With these three containers running, navigate to Home Assistant → Settings → Voice Assistants → Add Assistant, and point each stage at the respective Wyoming service. HA will handle the rest of the pipeline coordination. For the custom LLM conversation agent, install Ollama on a home server or directly on the Pi (for slower but functional inference), pull a suitable model (ollama pull phi4 or ollama pull llama3.2:3b), and configure the Ollama integration in HA to use it as your conversation backend.

What to Expect and Where to Go Next

A well-tuned version of this stack on a Raspberry Pi 5 delivers a genuinely useful voice assistant - one that handles device control, timers, basic queries, and multi-step commands without ever touching the internet. Response latency in the 750–1100ms range is perceptibly fast. The voice quality from Piper using the high-quality en_US-lessac-high voice model is natural enough that guests will not immediately identify it as synthetic.

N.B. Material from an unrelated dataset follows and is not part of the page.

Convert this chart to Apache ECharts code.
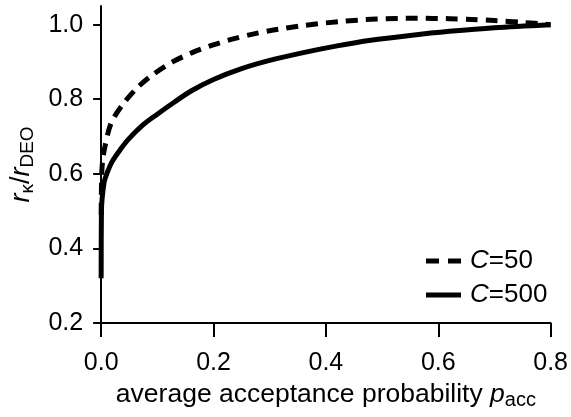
<!DOCTYPE html>
<html>
<head>
<meta charset="utf-8">
<script src="https://cdn.jsdelivr.net/npm/echarts@6/dist/echarts.min.js"></script>
<style>
html,body{margin:0;padding:0;background:#fff;}
#chart{width:571px;height:417px;}
</style>
</head>
<body>
<div id="chart"></div>
<script>
// C=50 (dashed)
const pC50 = [0, 0.001, 0.003, 0.007, 0.018, 0.039, 0.065, 0.092, 0.127, 0.162, 0.198, 0.233, 0.268, 0.304, 0.362, 0.422, 0.49, 0.56, 0.62, 0.66, 0.7, 0.75, 0.8];
const vC50 = [0.49, 0.6, 0.64, 0.675, 0.737, 0.787, 0.832, 0.866, 0.9, 0.925, 0.945, 0.961, 0.974, 0.985, 0.998, 1.008, 1.015, 1.017, 1.016, 1.014, 1.011, 1.006, 1.0];
// C=500 (solid)
const pC500 = [0, 0.0005, 0.005, 0.01, 0.02, 0.035, 0.05, 0.075, 0.1, 0.13, 0.16, 0.2, 0.25, 0.3, 0.36, 0.42, 0.48, 0.55, 0.62, 0.7, 0.8];
const vC500 = [0.32, 0.5, 0.575, 0.6, 0.634, 0.667, 0.695, 0.732, 0.76, 0.792, 0.822, 0.853, 0.882, 0.904, 0.925, 0.943, 0.958, 0.971, 0.982, 0.992, 1.0];
const seriesNames = ['C=50', 'C=500'];
const xTicks = [0, 0.2, 0.4, 0.6, 0.8];
const yTicks = [0.2, 0.4, 0.6, 0.8, 1.0];

const FONT = 'Liberation Sans, Arial, Helvetica, sans-serif';
const chart = echarts.init(document.getElementById('chart'), null, {renderer: 'canvas'});
const pair = (xs, ys) => xs.map((x, i) => [x, ys[i]]);
const option = {
  animation: false,
  backgroundColor: '#fff',
  grid: {left: 98, right: 20, top: 6, bottom: 94, containLabel: false},
  legend: {
    orient: 'vertical',
    left: 421, top: 243,
    itemWidth: 35, itemHeight: 5, itemGap: 8,
    data: [
      {name: seriesNames[0], icon: 'path://M0,0H13V5H0Z M22,0H35V5H22Z'},
      {name: seriesNames[1], icon: 'path://M0,0H35V5H0Z'}
    ],
    itemStyle: {color: '#000'},
    formatter: n => '{i|C}' + n.slice(1),
    textStyle: {
      color: '#000', fontFamily: FONT, fontSize: 26, padding: [0,0,0,4],
      rich: {i: {fontStyle: 'italic', fontFamily: FONT, fontSize: 26, color: '#000'}}
    }
  },
  xAxis: {
    type: 'value', min: 0, max: 0.8, interval: 0.2,
    axisLine: {show: true, onZero: false, lineStyle: {color: '#000', width: 2}},
    axisTick: {show: true, length: 14, lineStyle: {color: '#000', width: 2}, customValues: xTicks},
    axisLabel: {color: '#000', fontFamily: FONT, fontSize: 25, margin: 28, customValues: xTicks,
      formatter: v => v.toFixed(1)},
    splitLine: {show: false},
    name: 'average acceptance probability {i|p}{sub|acc}',
    nameLocation: 'middle', nameGap: 50,
    nameTextStyle: {color: '#000', fontFamily: FONT, fontSize: 26.5,
      rich: {
        i: {fontStyle: 'italic', fontFamily: FONT, fontSize: 26.5, color: '#000'},
        sub: {fontFamily: FONT, fontSize: 20, color: '#000', padding: [13, 0, 0, 0]}
      }}
  },
  yAxis: {
    type: 'value', min: 0.2, max: 1.05,
    axisLine: {show: true, onZero: false, lineStyle: {color: '#000', width: 2}},
    axisTick: {show: true, length: 8, lineStyle: {color: '#000', width: 2}, customValues: yTicks},
    axisLabel: {color: '#000', fontFamily: FONT, fontSize: 25, margin: 18, customValues: yTicks,
      formatter: v => v.toFixed(1)},
    splitLine: {show: false},
    name: '{i|r}{sub|κ}/{i|r}{sub|DEO}',
    nameLocation: 'middle', nameGap: 60,
    nameTextStyle: {color: '#000', fontFamily: FONT, fontSize: 27,
      rich: {
        i: {fontStyle: 'italic', fontFamily: FONT, fontSize: 27, color: '#000'},
        sub: {fontFamily: FONT, fontSize: 19, color: '#000', padding: [13, 0, 0, 0]}
      }}
  },
  series: [
    {name: seriesNames[0], type: 'line', data: pair(pC50, vC50), symbol: 'none', showSymbol: false,
     smooth: 0.3, lineStyle: {color: '#000', width: 5, type: [12, 8]}, itemStyle: {color: '#000'}},
    {name: seriesNames[1], type: 'line', data: pair(pC500, vC500), symbol: 'none', showSymbol: false,
     smooth: 0.3, lineStyle: {color: '#000', width: 5, type: 'solid'}, itemStyle: {color: '#000'}}
  ]
};
chart.setOption(option);
</script>
</body>
</html>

The areas where this stack still lags behind commercial assistants are music integration (requiring additional setup with Spotify Connect, MPD, or Mopidy), complex multi-step reasoning (where a 3B model on a Pi 5 hits its limits), and automatic speaker recognition for household members (which requires enrollment effort). Each of these is solvable, and the community around Home Assistant’s voice pipeline is actively working on all of them.

The fundamental value proposition of this build is not feature parity with Alexa - it is the knowledge that your home’s listening device is under your complete control, running your software, on your hardware, with your data staying exactly where it belongs: in your home.